The lineup is a microcosm of the Arkestra (comprised of three saxophones, two percussionists, and double bass), and the agility of that small ensemble allows them to skip through a multitude of soundworlds; a witty cover of Thelonious Monk’s “Skippy” (“That was me thinking about James Brown,” says Mitchell. “Funk meets the avant-garde”) sits beside two divergent takes on new ballad “Nico,” and there’s space for euphonious sound of Allen’s EVI too. “We got seven of them,” says Allen, referencing the wind synthesizers made by Italian instrument makers Crumar, which he added to his long list of instrument doublings after Ra’s 1978 Italian tour. At this point, he seems to reach for one, to give a demonstration, but alas not; he stands, lights a cigarette, and the moment passes.

Allen is 97, and, though slowed by the dodgy connection, is quick on the uptake. As for why Ra called him Marshall the Deputy (the moniker gives its name to the seventh track, where Allen takes center-stage), he says simply, “Because someone got in and shot the sheriff.”

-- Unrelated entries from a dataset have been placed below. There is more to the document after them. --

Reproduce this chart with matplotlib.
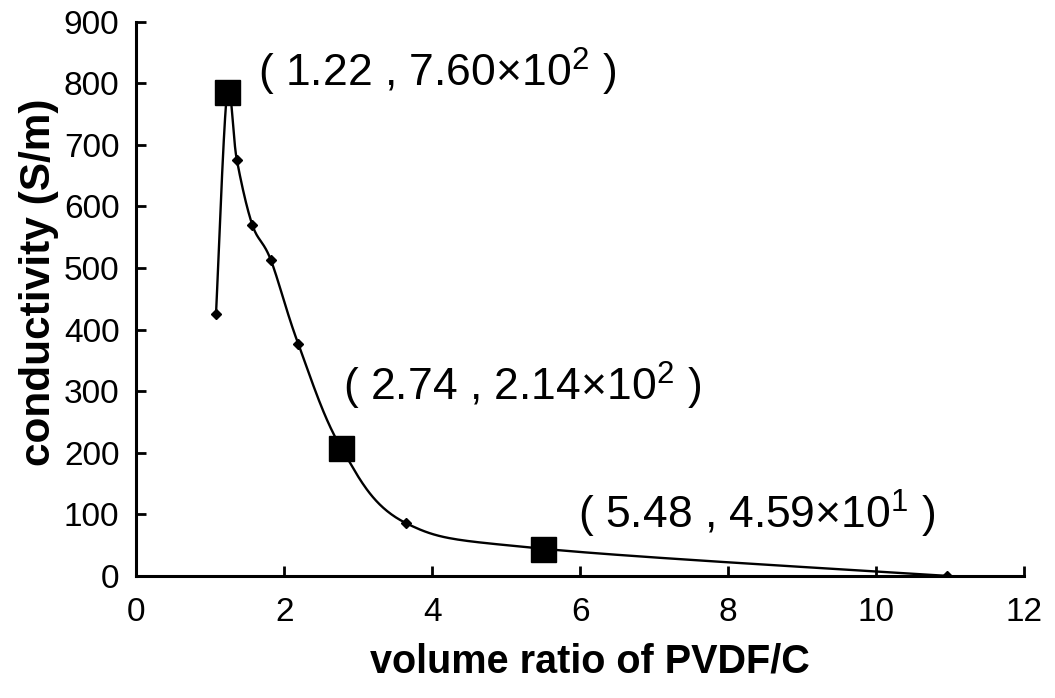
import numpy as np
import matplotlib
matplotlib.use('Agg')
import matplotlib.pyplot as plt

# measured points (volume ratio, conductivity S/m)
ratio = [1.08, 1.23, 1.36, 1.57, 1.82, 2.19, 2.77, 3.64, 5.50, 10.95]
conductivity = [426, 785, 676, 570, 513, 377, 208, 86, 44, 0]

# highlighted points with their labels
hl_ratio = [1.23, 2.77, 5.50]
hl_cond = [785, 208, 44]
hl_labels = ['( 1.22 , 7.60\u00d710$^{2}$ )',
             '( 2.74 , 2.14\u00d710$^{2}$ )',
             '( 5.48 , 4.59\u00d710$^{1}$ )']
label_pos = [(1.65, 818), (2.80, 308), (5.97, 100)]

x_ticks = [0, 2, 4, 6, 8, 10, 12]
y_ticks = [0, 100, 200, 300, 400, 500, 600, 700, 800, 900]


def smooth_curve(xs, ys, n=40):
    # Excel-like smoothed line (uniform Catmull-Rom)
    p = np.column_stack([xs, ys]).astype(float)
    p = np.vstack([p[0], p, p[-1]])
    out = []
    t = np.linspace(0, 1, n)[:, None]
    for i in range(1, len(p) - 2):
        p0, p1, p2, p3 = p[i - 1], p[i], p[i + 1], p[i + 2]
        seg = 0.5 * ((2 * p1) + (-p0 + p2) * t
                     + (2 * p0 - 5 * p1 + 4 * p2 - p3) * t ** 2
                     + (-p0 + 3 * p1 - 3 * p2 + p3) * t ** 3)
        out.append(seg)
    out = np.vstack(out)
    return out[:, 0], out[:, 1]


plt.rcParams['font.family'] = ['Liberation Sans', 'DejaVu Sans']
plt.rcParams['mathtext.fontset'] = 'custom'
plt.rcParams['mathtext.rm'] = 'Liberation Sans'
plt.rcParams['mathtext.it'] = 'Liberation Sans'
plt.rcParams['mathtext.bf'] = 'Liberation Sans:bold'
plt.rcParams['mathtext.default'] = 'rm'

fig = plt.figure(figsize=(10.55, 6.98), dpi=100)
ax = fig.add_axes([0.129, 0.175, 0.842, 0.794])

sx, sy = smooth_curve(ratio, conductivity)
ax.plot(sx, sy, color='black', lw=1.7, zorder=2)
ax.plot(ratio, conductivity, ls='none', marker='D', ms=5, color='black', zorder=3)
ax.plot(hl_ratio, hl_cond, ls='none', marker='s', ms=18, color='black', zorder=4)

for lab, (lx, ly) in zip(hl_labels, label_pos):
    ax.text(lx, ly, lab, fontsize=32, ha='left', va='center')

ax.set_xlim(0, 12)
ax.set_ylim(0, 900)
ax.set_xticks(x_ticks)
ax.set_yticks(y_ticks)
ax.spines['top'].set_visible(False)
ax.spines['right'].set_visible(False)
ax.spines['left'].set_linewidth(2.2)
ax.spines['bottom'].set_linewidth(2.2)
ax.tick_params(direction='in', length=7, width=2, labelsize=24)
ax.tick_params(axis='x', pad=15)
ax.tick_params(axis='y', pad=12)

ax.set_xlabel('volume ratio of PVDF/C', fontsize=28.5, fontweight='bold', va='center')
ax.set_ylabel('conductivity (S/m)', fontsize=30.5, fontweight='bold')
ax.xaxis.set_label_coords(0.511, -0.155)
ax.yaxis.set_label_coords(-0.087, 0.53)

fig.savefig('out.png', dpi=100)
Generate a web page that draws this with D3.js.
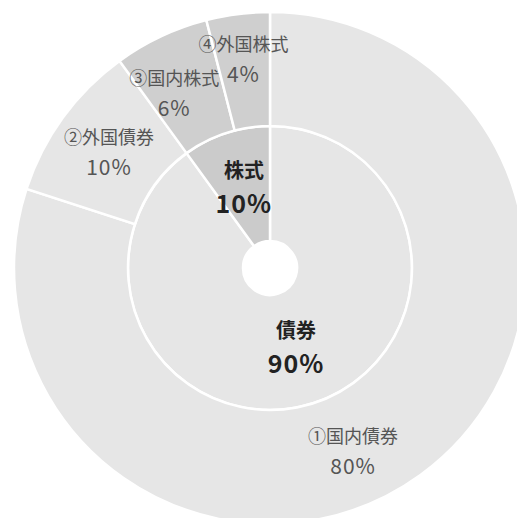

Neither does he show signs of slowing down. There’s a live record from Smalls Jazz Club with Mitchell, Allen, and other Arkestra folks in the pipeline, as well as more Arkestra dates (the ensemble recently received their first Grammy nomination, too). What, then, keeps him going? “The music! I play the music for my wellbeing. Then, when it feels good, I can give some to you. Otherwise, why would I play for the public?” Allen’s soundworld is notoriously uncompromising, but it’s one Mitchell is eager for us all to hear—for their benefit as much as ours.